The death of Princess Diana changed everything. That tragic crash in a Paris tunnel on a summer night in 1997 instantly opened Charles’ mind — if not Camilla’s — to the possibility they could be seen in public together and she could even become his wife.
“It was the only thing he could think about,” says a former courtier. “Even while the British nation was still struggling to overcome its feelings of loss, Charles was already at work, plotting and planning. To be honest, I don’t think Camilla knew anything about it at the start. But after a lifetime of walking in the shadow of his mother the Queen, and keeping his wits about him, Charles knew how the British establishment worked.”
“He knew that with a mixture of flattery, charm, stubbornness, and bullying he would get what he wanted,” the courtier added. “And he wanted Camilla as his wife for a variety of reasons. First, he loved her with a consuming passion. The fact that their love affair was forced to remain secret for decades made his feelings towards her that much more intense. Second, he’s a man who is all too aware of his own status. He pictured the moment when he would be crowned King. He wanted a wife by his side — not some mistress hiding upstairs in the gallery.
“And last, he wanted to vanquish the critics who, for years, had been sniping at Camilla — for her looks, for her morals, for her drinking.”
Still, Charles and Camilla went to massive lengths to avoid being photographed together after Diana died. British newspapers offered $2 million for the first photo of the lovers together.

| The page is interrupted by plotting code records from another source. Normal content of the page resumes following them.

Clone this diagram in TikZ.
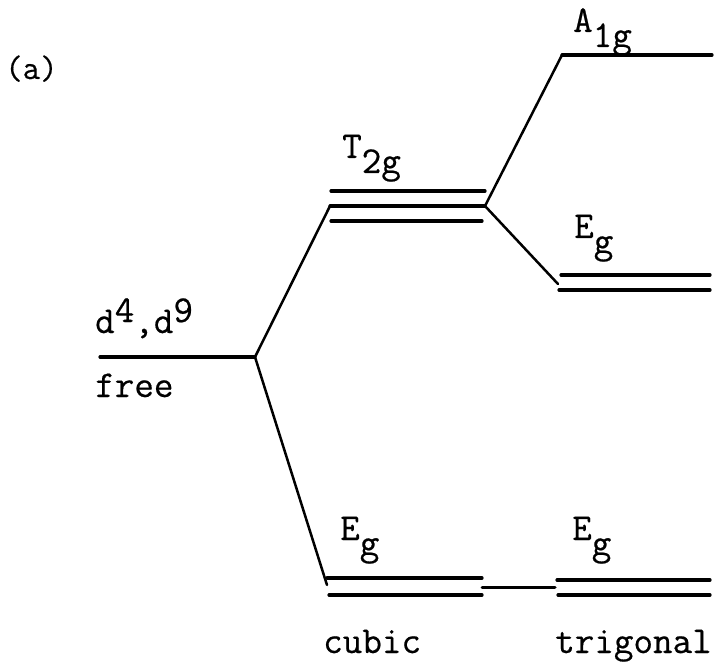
\documentclass[tikz,border=0pt]{standalone}
\usepackage{fontspec}
\newfontfamily\typew{Latin Modern Mono}[FakeBold=0.5]
\newcommand\dnsub[1]{\raisebox{-15pt}{#1}}
\newcommand\upsup[1]{\raisebox{11pt}{#1}}
\tikzset{
  level/.style={line width=3.2pt, line cap=round},
  conn/.style={line width=2.5pt, line cap=round, line join=round},
  lab/.style={anchor=base west, inner sep=0pt, font=\fontsize{38}{42}\selectfont\typew},
}
\begin{document}
\begin{tikzpicture}[x=1pt,y=-1pt]
\useasboundingbox (0,0) rectangle (715,671);
% level end points
\coordinate (freeL) at (100,357);
\coordinate (freeR) at (255,357);
\coordinate (t2aL) at (331,191); \coordinate (t2aR) at (485,191);
\coordinate (t2bL) at (330,206); \coordinate (t2bR) at (485,206);
\coordinate (t2cL) at (331,221); \coordinate (t2cR) at (482,221);
\coordinate (a1L) at (562,55); \coordinate (a1R) at (712,55);
\coordinate (egmaL) at (561,275); \coordinate (egmaR) at (710,275);
\coordinate (egmbL) at (559,290); \coordinate (egmbR) at (710,290);
\coordinate (egmJ) at (558,284);
\coordinate (ecaL) at (327,578); \coordinate (ecaR) at (482,578);
\coordinate (ecbL) at (329,595); \coordinate (ecbR) at (482,595);
\coordinate (ecJ) at (327,585);
\coordinate (linkL) at (482,587); \coordinate (linkR) at (555,587);
\coordinate (etaL) at (557,580); \coordinate (etaR) at (710,580);
\coordinate (etbL) at (558,595); \coordinate (etbR) at (710,595);
% levels
\draw[level] (freeL) -- (freeR);
\draw[level] (t2aL) -- (t2aR);
\draw[level] (t2bL) -- (t2bR);
\draw[level] (t2cL) -- (t2cR);
\draw[level] (a1L) -- (a1R);
\draw[level] (egmaL) -- (egmaR);
\draw[level] (egmbL) -- (egmbR);
\draw[level] (ecaL) -- (ecaR);
\draw[level] (ecbL) -- (ecbR);
\draw[level] (etaL) -- (etaR);
\draw[level] (etbL) -- (etbR);
\draw[level, line width=3pt] (linkL) -- (linkR);
% connectors
\draw[conn] (t2bL) -- (freeR) -- (ecJ);
\draw[conn] (a1L) -- (t2bR) -- (egmJ);
% labels
\node[lab, font=\fontsize{34}{38}\selectfont\typew] (lbla) at (5,79) {(a)};
\node[lab] (lbld) at (95,333) {d\upsup{4},d\upsup{9}};
\node[lab] (lblfree) at (95,397) {free};
\node[lab] (lblt2g) at (342,158) {T\dnsub{2g}};
\node[lab] (lbla1g) at (573,32) {A\dnsub{1g}};
\node[lab] (lblegm) at (574,238) {E\dnsub{g}};
\node[lab] (lblegc) at (340,540) {E\dnsub{g}};
\node[lab] (lblegt) at (572,540) {E\dnsub{g}};
\node[lab] (lblcubic) at (323,653) {cubic};
\node[lab] (lbltrig) at (555,653) {trigonal};
\end{tikzpicture}
\end{document}
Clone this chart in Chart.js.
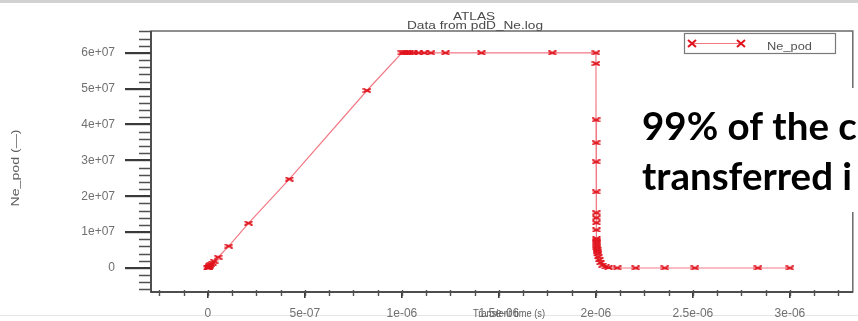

Eventually, in 1999, as the hatred towards Camilla faded somewhat, the couple was photographed together at a carefully orchestrated event as they left a birthday party at London’s Ritz Hotel. That August they were photographed again on a romantic holiday to the Mediterranean and soon after that Charles and Camilla began to attend public engagements as a couple.
Prince Charles paid for Camilla’s jewels and designer wardrobe plus the decoration of her two-room quarters in his own official residence, Clarence House, by designer Robert Kime. By 2005 Camilla and Charles were inseparable and the public — as well as the Queen — accepted the inevitability of their relationship.